◆ Requirements ◆
Give the count of lines that include the string "chart". Add nothing to it.

◆ Data excerpts ◆
──────

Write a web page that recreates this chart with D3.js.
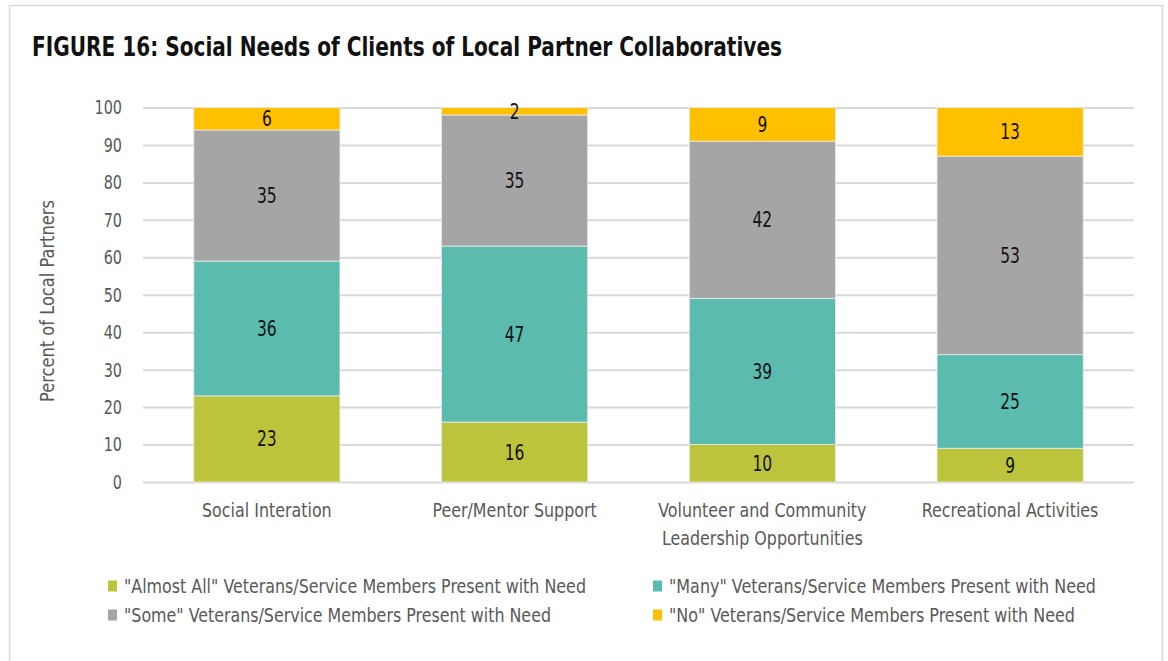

──────

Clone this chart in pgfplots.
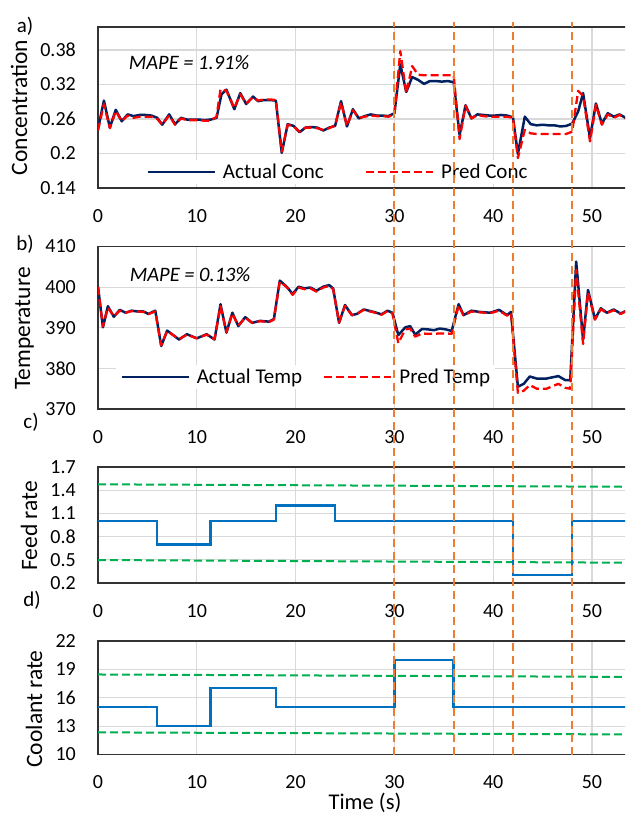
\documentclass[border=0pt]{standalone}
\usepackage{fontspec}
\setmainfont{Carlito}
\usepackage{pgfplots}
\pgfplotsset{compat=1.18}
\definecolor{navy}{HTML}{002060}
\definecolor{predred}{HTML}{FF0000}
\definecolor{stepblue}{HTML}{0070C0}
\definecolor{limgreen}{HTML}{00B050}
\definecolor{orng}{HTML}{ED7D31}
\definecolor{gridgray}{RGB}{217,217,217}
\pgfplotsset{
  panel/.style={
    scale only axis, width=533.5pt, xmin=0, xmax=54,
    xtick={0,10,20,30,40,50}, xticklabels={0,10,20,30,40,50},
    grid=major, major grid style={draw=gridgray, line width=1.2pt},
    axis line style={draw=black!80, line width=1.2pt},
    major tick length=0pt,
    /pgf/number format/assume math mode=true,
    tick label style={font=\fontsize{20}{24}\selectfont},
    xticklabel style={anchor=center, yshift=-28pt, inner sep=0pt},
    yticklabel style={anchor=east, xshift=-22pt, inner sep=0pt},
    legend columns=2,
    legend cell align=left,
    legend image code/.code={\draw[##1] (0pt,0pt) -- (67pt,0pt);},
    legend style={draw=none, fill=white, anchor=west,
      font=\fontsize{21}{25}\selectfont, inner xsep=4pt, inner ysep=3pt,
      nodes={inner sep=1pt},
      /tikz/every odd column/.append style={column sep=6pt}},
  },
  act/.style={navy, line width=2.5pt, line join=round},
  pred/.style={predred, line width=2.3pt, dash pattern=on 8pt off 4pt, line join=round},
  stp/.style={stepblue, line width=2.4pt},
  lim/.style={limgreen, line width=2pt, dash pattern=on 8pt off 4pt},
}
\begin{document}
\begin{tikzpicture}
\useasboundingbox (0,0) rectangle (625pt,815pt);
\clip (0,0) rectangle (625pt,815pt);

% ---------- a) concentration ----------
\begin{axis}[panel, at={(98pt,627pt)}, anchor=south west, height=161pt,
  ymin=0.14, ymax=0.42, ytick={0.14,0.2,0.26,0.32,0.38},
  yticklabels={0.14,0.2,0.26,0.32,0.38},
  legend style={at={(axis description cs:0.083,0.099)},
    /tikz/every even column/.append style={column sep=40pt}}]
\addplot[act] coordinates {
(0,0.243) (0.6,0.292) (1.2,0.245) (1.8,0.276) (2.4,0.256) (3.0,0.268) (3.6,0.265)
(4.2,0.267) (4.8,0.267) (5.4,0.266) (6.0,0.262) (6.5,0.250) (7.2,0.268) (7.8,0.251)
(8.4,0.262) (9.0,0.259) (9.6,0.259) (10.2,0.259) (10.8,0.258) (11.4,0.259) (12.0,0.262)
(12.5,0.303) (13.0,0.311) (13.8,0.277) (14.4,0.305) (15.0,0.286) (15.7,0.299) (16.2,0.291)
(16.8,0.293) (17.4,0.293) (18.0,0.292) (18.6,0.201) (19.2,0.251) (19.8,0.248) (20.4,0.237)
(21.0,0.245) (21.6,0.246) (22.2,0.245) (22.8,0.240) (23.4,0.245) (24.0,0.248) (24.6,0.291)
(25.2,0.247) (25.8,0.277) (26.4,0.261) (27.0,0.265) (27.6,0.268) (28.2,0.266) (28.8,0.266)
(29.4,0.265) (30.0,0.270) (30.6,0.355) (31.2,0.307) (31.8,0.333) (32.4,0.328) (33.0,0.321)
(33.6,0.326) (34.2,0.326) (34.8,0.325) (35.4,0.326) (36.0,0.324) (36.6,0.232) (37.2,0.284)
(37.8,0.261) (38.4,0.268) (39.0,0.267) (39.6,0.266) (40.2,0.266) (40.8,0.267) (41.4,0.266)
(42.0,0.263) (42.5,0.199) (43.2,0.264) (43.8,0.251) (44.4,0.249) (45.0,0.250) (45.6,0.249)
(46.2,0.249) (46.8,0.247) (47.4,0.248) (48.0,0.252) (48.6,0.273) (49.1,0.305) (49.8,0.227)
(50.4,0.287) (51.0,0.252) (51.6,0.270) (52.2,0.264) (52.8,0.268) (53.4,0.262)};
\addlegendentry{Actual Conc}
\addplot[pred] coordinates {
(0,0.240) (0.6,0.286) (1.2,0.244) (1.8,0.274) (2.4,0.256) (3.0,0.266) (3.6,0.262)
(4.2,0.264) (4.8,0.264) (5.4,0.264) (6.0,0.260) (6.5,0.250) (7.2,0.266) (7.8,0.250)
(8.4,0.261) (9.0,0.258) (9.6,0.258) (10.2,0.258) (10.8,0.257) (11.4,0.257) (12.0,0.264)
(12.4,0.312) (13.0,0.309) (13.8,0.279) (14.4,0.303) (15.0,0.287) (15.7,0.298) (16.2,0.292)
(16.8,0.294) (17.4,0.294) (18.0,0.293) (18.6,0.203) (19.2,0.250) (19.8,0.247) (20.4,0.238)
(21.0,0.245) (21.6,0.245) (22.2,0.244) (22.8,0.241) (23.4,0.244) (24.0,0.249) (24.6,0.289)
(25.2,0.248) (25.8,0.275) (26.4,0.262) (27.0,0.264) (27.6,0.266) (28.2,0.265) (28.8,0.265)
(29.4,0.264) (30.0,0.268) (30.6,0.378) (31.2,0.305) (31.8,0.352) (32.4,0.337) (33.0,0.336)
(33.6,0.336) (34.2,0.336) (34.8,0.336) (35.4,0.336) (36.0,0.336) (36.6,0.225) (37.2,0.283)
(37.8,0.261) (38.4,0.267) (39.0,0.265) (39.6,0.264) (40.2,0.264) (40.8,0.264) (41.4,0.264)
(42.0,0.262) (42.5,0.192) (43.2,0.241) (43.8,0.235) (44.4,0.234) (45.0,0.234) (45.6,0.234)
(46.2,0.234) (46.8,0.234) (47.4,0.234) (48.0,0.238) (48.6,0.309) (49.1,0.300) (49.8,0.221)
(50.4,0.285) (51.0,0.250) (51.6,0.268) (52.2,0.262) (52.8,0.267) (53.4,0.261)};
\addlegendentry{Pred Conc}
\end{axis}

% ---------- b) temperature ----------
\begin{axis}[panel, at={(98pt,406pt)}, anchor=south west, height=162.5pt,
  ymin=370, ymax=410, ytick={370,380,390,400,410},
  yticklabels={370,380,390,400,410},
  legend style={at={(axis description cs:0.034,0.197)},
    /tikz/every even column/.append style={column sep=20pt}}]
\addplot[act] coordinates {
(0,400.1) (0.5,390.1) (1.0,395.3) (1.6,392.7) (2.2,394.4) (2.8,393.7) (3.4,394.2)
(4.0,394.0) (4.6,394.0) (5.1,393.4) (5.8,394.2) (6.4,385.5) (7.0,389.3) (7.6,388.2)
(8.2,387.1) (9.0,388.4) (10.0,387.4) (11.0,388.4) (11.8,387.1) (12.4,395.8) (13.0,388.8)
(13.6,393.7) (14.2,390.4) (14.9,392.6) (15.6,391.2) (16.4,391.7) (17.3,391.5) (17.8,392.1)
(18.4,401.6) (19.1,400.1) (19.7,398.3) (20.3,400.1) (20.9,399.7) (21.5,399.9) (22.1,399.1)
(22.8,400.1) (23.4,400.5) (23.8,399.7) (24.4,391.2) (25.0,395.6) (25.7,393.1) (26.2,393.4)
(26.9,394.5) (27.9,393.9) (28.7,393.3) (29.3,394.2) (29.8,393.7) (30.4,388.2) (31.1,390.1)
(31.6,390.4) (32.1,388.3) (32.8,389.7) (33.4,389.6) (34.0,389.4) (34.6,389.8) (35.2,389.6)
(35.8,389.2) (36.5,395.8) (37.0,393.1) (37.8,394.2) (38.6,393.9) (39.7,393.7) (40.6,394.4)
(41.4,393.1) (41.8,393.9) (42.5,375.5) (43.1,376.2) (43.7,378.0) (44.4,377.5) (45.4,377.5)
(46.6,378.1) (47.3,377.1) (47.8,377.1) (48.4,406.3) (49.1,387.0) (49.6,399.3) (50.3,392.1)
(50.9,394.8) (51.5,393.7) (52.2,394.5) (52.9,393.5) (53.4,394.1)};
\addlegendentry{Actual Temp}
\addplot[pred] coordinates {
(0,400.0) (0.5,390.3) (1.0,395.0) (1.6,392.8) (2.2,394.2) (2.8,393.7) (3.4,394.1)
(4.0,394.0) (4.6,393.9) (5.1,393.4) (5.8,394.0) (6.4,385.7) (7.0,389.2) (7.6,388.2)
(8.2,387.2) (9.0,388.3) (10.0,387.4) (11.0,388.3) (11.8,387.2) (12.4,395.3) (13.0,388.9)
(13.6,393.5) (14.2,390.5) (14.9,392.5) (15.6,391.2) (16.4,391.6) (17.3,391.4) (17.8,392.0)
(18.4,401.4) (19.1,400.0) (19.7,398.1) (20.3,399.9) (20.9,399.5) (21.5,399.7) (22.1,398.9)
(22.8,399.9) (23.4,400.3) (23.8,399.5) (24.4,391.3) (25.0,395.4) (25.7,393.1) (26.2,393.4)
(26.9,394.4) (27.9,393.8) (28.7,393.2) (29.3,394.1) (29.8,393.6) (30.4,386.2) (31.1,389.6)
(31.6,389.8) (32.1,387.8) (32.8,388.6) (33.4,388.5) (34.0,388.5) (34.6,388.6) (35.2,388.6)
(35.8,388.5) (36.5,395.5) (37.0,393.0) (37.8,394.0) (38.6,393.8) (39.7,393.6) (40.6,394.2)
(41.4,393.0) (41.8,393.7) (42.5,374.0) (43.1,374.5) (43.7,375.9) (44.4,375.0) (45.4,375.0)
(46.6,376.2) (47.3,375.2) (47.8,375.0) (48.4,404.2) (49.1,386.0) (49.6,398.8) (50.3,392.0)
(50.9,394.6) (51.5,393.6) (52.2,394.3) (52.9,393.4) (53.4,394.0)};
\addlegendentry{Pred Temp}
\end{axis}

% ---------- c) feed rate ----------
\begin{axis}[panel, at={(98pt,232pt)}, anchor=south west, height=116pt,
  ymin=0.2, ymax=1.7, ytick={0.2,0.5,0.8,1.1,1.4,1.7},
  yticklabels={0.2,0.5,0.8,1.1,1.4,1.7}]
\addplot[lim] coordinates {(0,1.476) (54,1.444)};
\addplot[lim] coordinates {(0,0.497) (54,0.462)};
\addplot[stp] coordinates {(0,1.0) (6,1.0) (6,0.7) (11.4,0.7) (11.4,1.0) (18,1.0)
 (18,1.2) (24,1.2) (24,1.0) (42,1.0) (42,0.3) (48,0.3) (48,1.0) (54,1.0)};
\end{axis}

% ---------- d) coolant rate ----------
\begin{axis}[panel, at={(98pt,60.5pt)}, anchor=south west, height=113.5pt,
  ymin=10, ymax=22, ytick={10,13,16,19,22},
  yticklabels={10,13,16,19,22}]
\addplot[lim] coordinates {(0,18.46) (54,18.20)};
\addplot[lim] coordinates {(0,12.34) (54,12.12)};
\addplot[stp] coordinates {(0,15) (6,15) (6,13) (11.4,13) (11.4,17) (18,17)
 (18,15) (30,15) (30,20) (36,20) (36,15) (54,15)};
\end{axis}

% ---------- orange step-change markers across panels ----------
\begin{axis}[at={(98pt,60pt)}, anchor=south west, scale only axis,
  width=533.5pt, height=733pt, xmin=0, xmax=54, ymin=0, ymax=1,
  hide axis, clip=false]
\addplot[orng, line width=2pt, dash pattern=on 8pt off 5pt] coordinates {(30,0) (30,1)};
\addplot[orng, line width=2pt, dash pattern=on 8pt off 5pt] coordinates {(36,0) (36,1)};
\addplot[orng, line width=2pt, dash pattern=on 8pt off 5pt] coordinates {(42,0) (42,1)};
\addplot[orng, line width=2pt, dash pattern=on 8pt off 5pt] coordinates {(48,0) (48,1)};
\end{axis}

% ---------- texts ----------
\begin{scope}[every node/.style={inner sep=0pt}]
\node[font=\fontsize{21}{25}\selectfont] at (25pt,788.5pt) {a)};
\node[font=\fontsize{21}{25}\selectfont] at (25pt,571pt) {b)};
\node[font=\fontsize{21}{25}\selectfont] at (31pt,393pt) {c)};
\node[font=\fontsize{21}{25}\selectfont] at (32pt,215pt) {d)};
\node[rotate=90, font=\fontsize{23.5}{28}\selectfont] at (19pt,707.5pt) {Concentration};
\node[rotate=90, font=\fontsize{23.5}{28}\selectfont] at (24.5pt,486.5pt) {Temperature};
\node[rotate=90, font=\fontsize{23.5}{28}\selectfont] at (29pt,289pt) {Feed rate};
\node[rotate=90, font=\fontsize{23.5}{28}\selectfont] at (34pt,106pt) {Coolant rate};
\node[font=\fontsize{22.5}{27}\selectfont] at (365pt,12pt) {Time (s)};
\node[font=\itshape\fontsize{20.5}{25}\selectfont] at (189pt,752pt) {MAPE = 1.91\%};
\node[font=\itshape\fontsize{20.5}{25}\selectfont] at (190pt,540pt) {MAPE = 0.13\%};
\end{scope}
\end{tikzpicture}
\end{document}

──────

◆ Final result ◆
2